GIVEN EXERCISE ▸ Leave out the pictures and restate the rest of the data exactly.
↓
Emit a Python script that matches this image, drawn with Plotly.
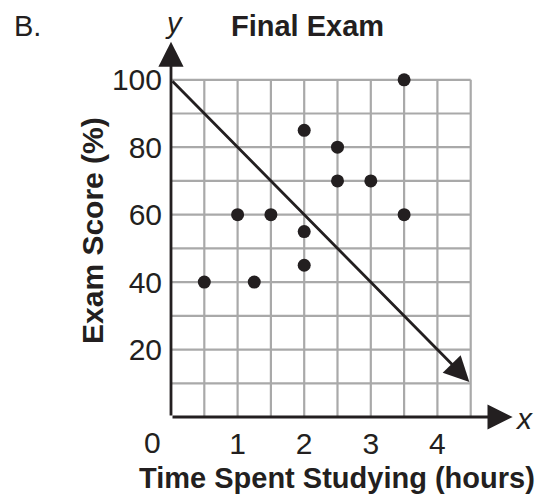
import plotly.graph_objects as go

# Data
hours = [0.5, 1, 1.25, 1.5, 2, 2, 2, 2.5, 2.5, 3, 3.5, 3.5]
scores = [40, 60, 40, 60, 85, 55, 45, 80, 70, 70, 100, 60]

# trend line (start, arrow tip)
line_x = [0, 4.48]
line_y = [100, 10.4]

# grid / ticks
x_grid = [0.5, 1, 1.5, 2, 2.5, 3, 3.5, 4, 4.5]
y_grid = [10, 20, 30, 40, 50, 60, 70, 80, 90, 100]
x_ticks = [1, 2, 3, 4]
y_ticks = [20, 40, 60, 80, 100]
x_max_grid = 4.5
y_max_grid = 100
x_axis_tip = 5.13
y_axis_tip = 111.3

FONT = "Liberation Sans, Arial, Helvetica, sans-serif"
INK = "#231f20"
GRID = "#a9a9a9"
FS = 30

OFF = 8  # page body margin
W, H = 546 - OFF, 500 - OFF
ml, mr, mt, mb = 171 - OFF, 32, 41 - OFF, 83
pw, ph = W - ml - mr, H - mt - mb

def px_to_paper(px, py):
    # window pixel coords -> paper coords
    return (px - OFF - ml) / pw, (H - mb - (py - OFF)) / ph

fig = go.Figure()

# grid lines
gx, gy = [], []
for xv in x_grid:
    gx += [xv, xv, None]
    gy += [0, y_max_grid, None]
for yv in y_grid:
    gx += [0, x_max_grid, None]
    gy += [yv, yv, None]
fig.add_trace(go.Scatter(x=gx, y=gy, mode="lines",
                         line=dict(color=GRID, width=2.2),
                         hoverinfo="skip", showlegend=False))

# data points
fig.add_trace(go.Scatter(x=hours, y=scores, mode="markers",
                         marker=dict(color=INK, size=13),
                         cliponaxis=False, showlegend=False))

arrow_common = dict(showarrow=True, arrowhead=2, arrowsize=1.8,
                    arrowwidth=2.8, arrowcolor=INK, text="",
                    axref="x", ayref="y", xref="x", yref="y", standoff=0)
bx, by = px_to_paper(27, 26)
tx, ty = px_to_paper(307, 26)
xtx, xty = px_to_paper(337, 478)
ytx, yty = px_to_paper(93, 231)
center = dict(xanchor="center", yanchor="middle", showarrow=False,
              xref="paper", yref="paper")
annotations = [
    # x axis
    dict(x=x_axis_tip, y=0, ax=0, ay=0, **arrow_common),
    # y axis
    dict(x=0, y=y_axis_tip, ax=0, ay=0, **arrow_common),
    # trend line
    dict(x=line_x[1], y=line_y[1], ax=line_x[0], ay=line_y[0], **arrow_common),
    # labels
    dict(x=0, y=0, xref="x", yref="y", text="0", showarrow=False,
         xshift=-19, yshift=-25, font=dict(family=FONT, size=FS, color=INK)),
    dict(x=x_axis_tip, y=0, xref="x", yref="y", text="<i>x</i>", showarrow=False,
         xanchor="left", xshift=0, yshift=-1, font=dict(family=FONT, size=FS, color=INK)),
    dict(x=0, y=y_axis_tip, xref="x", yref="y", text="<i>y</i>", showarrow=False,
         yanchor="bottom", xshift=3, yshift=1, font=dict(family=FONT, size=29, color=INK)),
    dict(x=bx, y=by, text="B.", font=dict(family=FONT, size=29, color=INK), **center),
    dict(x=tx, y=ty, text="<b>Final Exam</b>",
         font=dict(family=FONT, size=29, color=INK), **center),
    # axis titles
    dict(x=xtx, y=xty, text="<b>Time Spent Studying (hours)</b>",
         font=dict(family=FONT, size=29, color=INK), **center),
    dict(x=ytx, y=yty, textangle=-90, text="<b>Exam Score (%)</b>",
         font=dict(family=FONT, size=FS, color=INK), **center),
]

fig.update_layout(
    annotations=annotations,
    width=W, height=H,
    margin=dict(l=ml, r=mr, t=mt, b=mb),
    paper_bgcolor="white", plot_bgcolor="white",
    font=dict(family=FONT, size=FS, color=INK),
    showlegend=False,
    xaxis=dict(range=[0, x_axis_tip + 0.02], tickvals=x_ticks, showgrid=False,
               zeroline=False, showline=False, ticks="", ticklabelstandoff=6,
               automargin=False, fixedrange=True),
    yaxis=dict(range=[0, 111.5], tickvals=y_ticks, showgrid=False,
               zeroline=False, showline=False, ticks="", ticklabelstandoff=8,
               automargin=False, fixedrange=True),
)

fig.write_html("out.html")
↑
SOLUTION ▸
Emit a Python script that matches this image, drawn with Plotly.
import plotly.graph_objects as go

# Data
hours = [0.5, 1, 1.25, 1.5, 2, 2, 2, 2.5, 2.5, 3, 3.5, 3.5]
scores = [40, 60, 40, 60, 85, 55, 45, 80, 70, 70, 100, 60]

# trend line (start, arrow tip)
line_x = [0, 4.48]
line_y = [100, 10.4]

# grid / ticks
x_grid = [0.5, 1, 1.5, 2, 2.5, 3, 3.5, 4, 4.5]
y_grid = [10, 20, 30, 40, 50, 60, 70, 80, 90, 100]
x_ticks = [1, 2, 3, 4]
y_ticks = [20, 40, 60, 80, 100]
x_max_grid = 4.5
y_max_grid = 100
x_axis_tip = 5.13
y_axis_tip = 111.3

FONT = "Liberation Sans, Arial, Helvetica, sans-serif"
INK = "#231f20"
GRID = "#a9a9a9"
FS = 30

OFF = 8  # page body margin
W, H = 546 - OFF, 500 - OFF
ml, mr, mt, mb = 171 - OFF, 32, 41 - OFF, 83
pw, ph = W - ml - mr, H - mt - mb

def px_to_paper(px, py):
    # window pixel coords -> paper coords
    return (px - OFF - ml) / pw, (H - mb - (py - OFF)) / ph

fig = go.Figure()

# grid lines
gx, gy = [], []
for xv in x_grid:
    gx += [xv, xv, None]
    gy += [0, y_max_grid, None]
for yv in y_grid:
    gx += [0, x_max_grid, None]
    gy += [yv, yv, None]
fig.add_trace(go.Scatter(x=gx, y=gy, mode="lines",
                         line=dict(color=GRID, width=2.2),
                         hoverinfo="skip", showlegend=False))

# data points
fig.add_trace(go.Scatter(x=hours, y=scores, mode="markers",
                         marker=dict(color=INK, size=13),
                         cliponaxis=False, showlegend=False))

arrow_common = dict(showarrow=True, arrowhead=2, arrowsize=1.8,
                    arrowwidth=2.8, arrowcolor=INK, text="",
                    axref="x", ayref="y", xref="x", yref="y", standoff=0)
bx, by = px_to_paper(27, 26)
tx, ty = px_to_paper(307, 26)
xtx, xty = px_to_paper(337, 478)
ytx, yty = px_to_paper(93, 231)
center = dict(xanchor="center", yanchor="middle", showarrow=False,
              xref="paper", yref="paper")
annotations = [
    # x axis
    dict(x=x_axis_tip, y=0, ax=0, ay=0, **arrow_common),
    # y axis
    dict(x=0, y=y_axis_tip, ax=0, ay=0, **arrow_common),
    # trend line
    dict(x=line_x[1], y=line_y[1], ax=line_x[0], ay=line_y[0], **arrow_common),
    # labels
    dict(x=0, y=0, xref="x", yref="y", text="0", showarrow=False,
         xshift=-19, yshift=-25, font=dict(family=FONT, size=FS, color=INK)),
    dict(x=x_axis_tip, y=0, xref="x", yref="y", text="<i>x</i>", showarrow=False,
         xanchor="left", xshift=0, yshift=-1, font=dict(family=FONT, size=FS, color=INK)),
    dict(x=0, y=y_axis_tip, xref="x", yref="y", text="<i>y</i>", showarrow=False,
         yanchor="bottom", xshift=3, yshift=1, font=dict(family=FONT, size=29, color=INK)),
    dict(x=bx, y=by, text="B.", font=dict(family=FONT, size=29, color=INK), **center),
    dict(x=tx, y=ty, text="<b>Final Exam</b>",
         font=dict(family=FONT, size=29, color=INK), **center),
    # axis titles
    dict(x=xtx, y=xty, text="<b>Time Spent Studying (hours)</b>",
         font=dict(family=FONT, size=29, color=INK), **center),
    dict(x=ytx, y=yty, textangle=-90, text="<b>Exam Score (%)</b>",
         font=dict(family=FONT, size=FS, color=INK), **center),
]

fig.update_layout(
    annotations=annotations,
    width=W, height=H,
    margin=dict(l=ml, r=mr, t=mt, b=mb),
    paper_bgcolor="white", plot_bgcolor="white",
    font=dict(family=FONT, size=FS, color=INK),
    showlegend=False,
    xaxis=dict(range=[0, x_axis_tip + 0.02], tickvals=x_ticks, showgrid=False,
               zeroline=False, showline=False, ticks="", ticklabelstandoff=6,
               automargin=False, fixedrange=True),
    yaxis=dict(range=[0, 111.5], tickvals=y_ticks, showgrid=False,
               zeroline=False, showline=False, ticks="", ticklabelstandoff=8,
               automargin=False, fixedrange=True),
)

fig.write_html("out.html")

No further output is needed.